Votre position sur la proposition d’encadrement des loyers ?

Depuis la mi-juin, nous sommes sur le pont… Je suis convaincu qu’il s’agit d’une annonce politique à moins d’un an des élections municipales d’autant qu’aujourd’hui, il n’avait pas de raison de lancer ce débat : les loyers sont relativement stables depuis 2015 ; par ailleurs, la loi ELAN prévoit d’une certaine manière l’encadrement des loyers via notamment la défiscalisation Pinel. D’ailleurs, les 5 000 ou 6 000 dernières constructions sur La Rochelle sont éligibles au Pinel. Cette décision est également inquiétante car elle envoie un signal négatif aux investisseurs. En effet, le propriétaire ne sera pas libre de fixer son loyer alors que le prix de vente restera ouvert et élevé…

De toute façon, il sera très difficile de mettre cette mesure en place car La Rochelle ne dispose pas d’un observatoire des loyers agréé par l’État, étape indispensable pour appliquer l’encadrement des prix.

Quelles sont les préoccupations majeures de l’UNPI ?

La fiscalité locale de la ville est stable depuis déjà quelques années après d’importantes augmentations.

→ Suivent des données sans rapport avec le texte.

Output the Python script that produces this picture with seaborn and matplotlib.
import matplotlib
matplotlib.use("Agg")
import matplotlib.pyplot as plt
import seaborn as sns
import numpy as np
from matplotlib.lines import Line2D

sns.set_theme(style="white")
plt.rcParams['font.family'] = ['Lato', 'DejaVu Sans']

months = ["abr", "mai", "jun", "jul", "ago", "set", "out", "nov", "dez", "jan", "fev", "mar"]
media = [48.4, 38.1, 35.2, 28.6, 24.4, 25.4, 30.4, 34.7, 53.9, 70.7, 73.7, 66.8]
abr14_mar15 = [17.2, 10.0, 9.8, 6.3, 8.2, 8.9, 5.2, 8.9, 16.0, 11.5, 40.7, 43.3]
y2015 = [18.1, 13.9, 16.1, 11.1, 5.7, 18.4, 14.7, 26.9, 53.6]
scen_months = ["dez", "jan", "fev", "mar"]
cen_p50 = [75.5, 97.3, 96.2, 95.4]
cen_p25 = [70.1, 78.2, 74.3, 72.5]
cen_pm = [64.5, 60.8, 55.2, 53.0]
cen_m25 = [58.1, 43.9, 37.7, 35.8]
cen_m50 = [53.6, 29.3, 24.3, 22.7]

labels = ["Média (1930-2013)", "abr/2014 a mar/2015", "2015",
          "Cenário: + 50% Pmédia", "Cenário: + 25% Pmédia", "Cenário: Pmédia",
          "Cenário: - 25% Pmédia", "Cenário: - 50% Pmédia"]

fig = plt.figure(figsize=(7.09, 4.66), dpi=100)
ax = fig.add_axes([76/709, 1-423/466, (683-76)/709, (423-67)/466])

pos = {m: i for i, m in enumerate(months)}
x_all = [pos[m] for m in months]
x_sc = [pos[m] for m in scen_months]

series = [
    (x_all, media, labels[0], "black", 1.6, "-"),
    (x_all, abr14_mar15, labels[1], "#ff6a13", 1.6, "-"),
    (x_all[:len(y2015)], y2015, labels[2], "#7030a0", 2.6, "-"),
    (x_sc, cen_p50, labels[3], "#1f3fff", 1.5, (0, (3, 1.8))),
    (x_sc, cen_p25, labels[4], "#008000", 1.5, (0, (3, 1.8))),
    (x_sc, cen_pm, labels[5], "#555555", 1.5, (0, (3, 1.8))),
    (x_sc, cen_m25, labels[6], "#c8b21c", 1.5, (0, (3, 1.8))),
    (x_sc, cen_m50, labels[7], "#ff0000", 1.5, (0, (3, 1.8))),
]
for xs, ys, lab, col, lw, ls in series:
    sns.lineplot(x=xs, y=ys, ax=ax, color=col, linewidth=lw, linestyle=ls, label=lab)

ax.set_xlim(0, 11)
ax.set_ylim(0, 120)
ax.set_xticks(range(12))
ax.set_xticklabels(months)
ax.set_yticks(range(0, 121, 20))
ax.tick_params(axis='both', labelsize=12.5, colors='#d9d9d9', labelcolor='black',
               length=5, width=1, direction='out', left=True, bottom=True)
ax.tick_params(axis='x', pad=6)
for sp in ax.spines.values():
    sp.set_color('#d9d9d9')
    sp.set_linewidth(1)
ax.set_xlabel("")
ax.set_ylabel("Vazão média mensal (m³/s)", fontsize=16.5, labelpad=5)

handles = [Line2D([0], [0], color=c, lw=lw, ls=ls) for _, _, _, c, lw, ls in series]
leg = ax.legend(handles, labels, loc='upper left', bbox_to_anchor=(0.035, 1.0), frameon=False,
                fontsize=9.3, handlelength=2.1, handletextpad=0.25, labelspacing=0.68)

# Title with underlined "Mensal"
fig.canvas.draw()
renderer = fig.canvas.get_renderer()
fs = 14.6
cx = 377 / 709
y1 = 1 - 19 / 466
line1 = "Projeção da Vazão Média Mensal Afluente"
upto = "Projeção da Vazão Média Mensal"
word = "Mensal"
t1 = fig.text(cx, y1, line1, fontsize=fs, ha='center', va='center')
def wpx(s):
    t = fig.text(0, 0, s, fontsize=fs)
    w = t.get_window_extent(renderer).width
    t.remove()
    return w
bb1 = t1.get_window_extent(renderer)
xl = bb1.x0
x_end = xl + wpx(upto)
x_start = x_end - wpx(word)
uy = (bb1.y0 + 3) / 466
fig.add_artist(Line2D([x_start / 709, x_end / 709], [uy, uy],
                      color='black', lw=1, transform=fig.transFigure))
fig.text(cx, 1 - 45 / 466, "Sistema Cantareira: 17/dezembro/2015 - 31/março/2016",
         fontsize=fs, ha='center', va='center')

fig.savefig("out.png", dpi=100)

Il ne faudrait pas qu’elle reparte à la hausse car nous sommes déjà à 50 % de la valeur locative. Nous restons donc vigilants sur cette question, tout comme sur celle de la suppression de la taxe d’habitation, avec le risque que la disparition de cette dernière fasse exploser la taxe foncière ; ce serait catastrophique pour les propriétaires.

Nous regrettons aussi que les enveloppes allouées par l’ANAH soient trop complexes à obtenir pour les petits propriétaires qui voudraient rénover leurs logements. Au final, il n’y a quasiment que les gros investisseurs et opérateurs qui profitent des dispositifs Malraux, par exemple.